**Task inputs**
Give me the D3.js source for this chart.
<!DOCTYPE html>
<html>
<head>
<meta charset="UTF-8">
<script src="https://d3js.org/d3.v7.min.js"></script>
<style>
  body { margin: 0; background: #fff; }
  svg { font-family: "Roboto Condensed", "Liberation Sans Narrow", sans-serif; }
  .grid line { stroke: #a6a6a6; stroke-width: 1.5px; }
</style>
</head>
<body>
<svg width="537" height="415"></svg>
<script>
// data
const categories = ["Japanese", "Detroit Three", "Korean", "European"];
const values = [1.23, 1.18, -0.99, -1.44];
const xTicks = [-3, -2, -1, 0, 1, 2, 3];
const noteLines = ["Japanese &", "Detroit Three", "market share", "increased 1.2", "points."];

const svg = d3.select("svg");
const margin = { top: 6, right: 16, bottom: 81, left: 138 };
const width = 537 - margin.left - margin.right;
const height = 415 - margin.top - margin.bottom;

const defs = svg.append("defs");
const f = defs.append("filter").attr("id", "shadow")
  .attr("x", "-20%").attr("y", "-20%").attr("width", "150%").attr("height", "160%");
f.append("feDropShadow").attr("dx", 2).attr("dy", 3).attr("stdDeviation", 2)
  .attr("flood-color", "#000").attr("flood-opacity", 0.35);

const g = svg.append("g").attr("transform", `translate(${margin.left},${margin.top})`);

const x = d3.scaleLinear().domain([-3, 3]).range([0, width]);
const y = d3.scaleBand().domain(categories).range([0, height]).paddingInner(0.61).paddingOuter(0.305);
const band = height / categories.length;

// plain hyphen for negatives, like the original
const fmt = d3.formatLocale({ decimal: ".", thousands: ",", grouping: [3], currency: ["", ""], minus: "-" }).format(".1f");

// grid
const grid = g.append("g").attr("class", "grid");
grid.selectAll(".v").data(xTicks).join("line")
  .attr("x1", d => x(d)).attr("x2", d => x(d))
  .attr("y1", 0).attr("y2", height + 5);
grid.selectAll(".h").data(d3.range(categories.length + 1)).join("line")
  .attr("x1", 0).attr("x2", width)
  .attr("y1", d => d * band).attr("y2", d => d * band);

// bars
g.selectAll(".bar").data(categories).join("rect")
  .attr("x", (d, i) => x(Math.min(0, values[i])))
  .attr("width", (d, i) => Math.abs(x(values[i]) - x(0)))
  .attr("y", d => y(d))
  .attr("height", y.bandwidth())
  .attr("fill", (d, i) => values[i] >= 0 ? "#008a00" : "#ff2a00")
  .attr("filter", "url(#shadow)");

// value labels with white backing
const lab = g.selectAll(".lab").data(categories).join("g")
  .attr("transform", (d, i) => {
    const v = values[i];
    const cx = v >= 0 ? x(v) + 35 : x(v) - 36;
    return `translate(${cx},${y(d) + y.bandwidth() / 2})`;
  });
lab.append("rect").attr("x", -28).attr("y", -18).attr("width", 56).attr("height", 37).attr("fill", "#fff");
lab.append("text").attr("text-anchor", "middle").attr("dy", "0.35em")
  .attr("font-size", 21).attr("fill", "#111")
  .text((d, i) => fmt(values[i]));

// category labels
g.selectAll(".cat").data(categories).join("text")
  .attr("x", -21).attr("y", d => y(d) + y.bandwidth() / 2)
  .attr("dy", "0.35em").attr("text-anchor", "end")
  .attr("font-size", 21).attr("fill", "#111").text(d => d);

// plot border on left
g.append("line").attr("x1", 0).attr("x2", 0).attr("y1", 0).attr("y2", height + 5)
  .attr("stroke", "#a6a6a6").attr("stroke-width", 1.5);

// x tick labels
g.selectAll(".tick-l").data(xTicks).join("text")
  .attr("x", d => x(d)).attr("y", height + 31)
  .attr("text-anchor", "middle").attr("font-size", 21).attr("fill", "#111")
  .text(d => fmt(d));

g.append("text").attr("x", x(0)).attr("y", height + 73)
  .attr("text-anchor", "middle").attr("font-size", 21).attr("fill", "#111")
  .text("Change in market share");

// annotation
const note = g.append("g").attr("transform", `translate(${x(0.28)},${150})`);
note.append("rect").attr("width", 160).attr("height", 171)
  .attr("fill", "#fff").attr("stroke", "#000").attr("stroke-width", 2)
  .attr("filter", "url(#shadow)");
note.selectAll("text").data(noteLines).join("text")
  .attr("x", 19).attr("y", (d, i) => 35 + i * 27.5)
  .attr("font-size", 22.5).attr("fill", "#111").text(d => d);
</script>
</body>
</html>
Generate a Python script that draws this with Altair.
---
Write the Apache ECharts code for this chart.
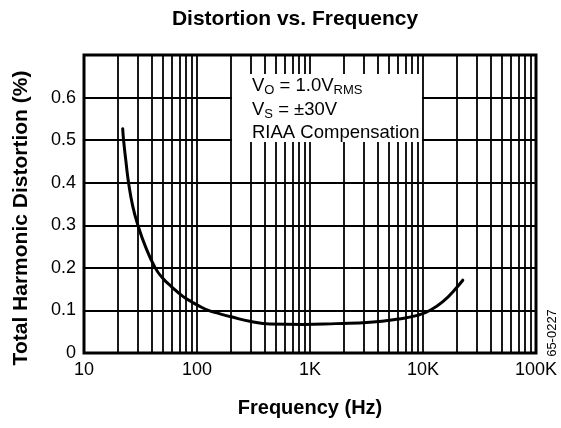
* * *
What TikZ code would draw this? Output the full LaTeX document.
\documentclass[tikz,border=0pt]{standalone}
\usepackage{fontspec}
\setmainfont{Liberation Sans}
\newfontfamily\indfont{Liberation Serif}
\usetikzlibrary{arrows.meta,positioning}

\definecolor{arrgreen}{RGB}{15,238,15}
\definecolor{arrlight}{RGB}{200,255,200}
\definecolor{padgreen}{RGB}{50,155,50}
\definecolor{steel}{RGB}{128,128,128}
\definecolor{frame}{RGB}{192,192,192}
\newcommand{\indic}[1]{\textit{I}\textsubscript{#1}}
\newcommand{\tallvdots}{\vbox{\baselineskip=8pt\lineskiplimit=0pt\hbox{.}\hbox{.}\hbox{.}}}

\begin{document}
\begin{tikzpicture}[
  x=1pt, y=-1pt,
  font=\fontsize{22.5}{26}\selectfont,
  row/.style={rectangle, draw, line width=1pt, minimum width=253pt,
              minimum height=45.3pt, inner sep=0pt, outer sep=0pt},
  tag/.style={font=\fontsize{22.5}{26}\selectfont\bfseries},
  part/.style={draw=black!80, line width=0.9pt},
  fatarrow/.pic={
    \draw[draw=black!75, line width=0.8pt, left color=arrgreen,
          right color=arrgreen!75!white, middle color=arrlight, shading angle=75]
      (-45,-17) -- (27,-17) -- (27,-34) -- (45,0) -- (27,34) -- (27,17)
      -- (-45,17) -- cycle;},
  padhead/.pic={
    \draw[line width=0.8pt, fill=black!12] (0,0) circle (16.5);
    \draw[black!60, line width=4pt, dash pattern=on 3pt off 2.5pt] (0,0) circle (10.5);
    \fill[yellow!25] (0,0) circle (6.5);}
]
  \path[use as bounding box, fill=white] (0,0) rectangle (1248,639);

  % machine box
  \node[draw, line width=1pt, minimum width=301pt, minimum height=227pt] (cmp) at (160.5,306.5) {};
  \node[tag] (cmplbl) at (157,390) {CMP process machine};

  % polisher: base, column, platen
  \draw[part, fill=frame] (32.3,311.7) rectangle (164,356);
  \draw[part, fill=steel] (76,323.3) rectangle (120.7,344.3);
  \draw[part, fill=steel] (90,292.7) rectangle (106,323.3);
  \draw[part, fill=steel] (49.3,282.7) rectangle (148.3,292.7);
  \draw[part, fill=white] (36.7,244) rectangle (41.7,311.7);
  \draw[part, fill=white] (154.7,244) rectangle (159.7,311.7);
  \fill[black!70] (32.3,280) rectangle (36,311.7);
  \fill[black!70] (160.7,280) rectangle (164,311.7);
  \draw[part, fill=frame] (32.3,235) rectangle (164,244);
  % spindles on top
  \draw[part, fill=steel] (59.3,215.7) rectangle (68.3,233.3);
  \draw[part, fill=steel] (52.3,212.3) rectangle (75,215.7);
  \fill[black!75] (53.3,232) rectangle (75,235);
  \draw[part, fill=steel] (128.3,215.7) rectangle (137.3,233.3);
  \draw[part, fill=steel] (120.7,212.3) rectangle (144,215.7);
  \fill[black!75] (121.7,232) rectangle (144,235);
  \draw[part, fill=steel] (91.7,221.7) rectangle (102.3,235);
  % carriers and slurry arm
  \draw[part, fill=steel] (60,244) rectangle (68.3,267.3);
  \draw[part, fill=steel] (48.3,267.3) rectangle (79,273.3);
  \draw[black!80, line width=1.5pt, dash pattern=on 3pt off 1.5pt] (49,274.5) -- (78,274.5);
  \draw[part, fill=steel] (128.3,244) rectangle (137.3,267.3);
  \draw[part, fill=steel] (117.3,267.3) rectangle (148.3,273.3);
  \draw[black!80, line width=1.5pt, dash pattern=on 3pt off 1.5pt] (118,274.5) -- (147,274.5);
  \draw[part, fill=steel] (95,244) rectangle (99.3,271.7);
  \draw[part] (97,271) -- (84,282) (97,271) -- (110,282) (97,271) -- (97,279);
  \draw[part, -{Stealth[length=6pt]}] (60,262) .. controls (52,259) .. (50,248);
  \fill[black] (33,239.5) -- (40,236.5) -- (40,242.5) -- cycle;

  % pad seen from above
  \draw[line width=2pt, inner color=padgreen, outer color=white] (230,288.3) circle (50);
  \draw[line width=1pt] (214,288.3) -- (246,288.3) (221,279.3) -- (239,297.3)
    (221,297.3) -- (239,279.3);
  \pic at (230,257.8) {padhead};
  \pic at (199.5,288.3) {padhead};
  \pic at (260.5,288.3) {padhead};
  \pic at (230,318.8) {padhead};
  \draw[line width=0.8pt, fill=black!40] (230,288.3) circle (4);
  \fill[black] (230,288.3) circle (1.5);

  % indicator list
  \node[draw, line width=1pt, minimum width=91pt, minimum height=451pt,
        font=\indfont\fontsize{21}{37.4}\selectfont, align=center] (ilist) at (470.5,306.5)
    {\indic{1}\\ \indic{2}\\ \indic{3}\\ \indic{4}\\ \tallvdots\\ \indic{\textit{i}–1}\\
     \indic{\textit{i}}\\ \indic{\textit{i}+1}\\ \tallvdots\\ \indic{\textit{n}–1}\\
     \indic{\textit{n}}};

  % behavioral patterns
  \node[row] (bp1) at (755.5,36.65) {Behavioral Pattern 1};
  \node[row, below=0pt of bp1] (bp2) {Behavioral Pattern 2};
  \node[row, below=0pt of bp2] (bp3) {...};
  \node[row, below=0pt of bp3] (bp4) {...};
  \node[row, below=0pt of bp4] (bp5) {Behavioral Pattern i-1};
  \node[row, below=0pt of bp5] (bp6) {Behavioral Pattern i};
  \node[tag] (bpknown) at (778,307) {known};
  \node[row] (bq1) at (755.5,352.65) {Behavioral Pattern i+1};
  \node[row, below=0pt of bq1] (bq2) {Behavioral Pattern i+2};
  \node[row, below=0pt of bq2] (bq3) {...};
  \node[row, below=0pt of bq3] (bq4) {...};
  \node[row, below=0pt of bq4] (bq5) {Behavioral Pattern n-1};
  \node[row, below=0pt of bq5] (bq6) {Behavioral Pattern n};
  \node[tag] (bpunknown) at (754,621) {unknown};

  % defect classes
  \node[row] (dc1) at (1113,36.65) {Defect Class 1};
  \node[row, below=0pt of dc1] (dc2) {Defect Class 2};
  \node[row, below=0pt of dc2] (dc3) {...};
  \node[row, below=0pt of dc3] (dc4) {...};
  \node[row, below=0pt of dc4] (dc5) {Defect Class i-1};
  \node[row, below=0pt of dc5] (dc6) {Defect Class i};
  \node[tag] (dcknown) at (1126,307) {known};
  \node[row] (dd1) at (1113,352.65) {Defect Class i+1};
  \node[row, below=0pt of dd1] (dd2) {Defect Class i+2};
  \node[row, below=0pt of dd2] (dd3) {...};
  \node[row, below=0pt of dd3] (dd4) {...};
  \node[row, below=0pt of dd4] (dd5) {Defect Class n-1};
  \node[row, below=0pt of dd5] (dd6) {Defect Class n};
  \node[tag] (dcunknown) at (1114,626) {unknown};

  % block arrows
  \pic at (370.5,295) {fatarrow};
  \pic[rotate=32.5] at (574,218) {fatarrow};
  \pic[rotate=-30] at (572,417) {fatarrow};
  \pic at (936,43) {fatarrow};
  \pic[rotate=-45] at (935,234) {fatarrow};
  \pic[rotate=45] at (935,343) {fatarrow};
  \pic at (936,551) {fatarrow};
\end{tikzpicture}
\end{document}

**Problem details**
Retype, exactly and in full, the lines above from the one containing "Give me the D3.js source for this chart." through the one containing "const height = 415".

**Full solution**
Give me the D3.js source for this chart.
<!DOCTYPE html>
<html>
<head>
<meta charset="UTF-8">
<script src="https://d3js.org/d3.v7.min.js"></script>
<style>
  body { margin: 0; background: #fff; }
  svg { font-family: "Roboto Condensed", "Liberation Sans Narrow", sans-serif; }
  .grid line { stroke: #a6a6a6; stroke-width: 1.5px; }
</style>
</head>
<body>
<svg width="537" height="415"></svg>
<script>
// data
const categories = ["Japanese", "Detroit Three", "Korean", "European"];
const values = [1.23, 1.18, -0.99, -1.44];
const xTicks = [-3, -2, -1, 0, 1, 2, 3];
const noteLines = ["Japanese &", "Detroit Three", "market share", "increased 1.2", "points."];

const svg = d3.select("svg");
const margin = { top: 6, right: 16, bottom: 81, left: 138 };
const width = 537 - margin.left - margin.right;
const height = 415 - margin.top - margin.bottom;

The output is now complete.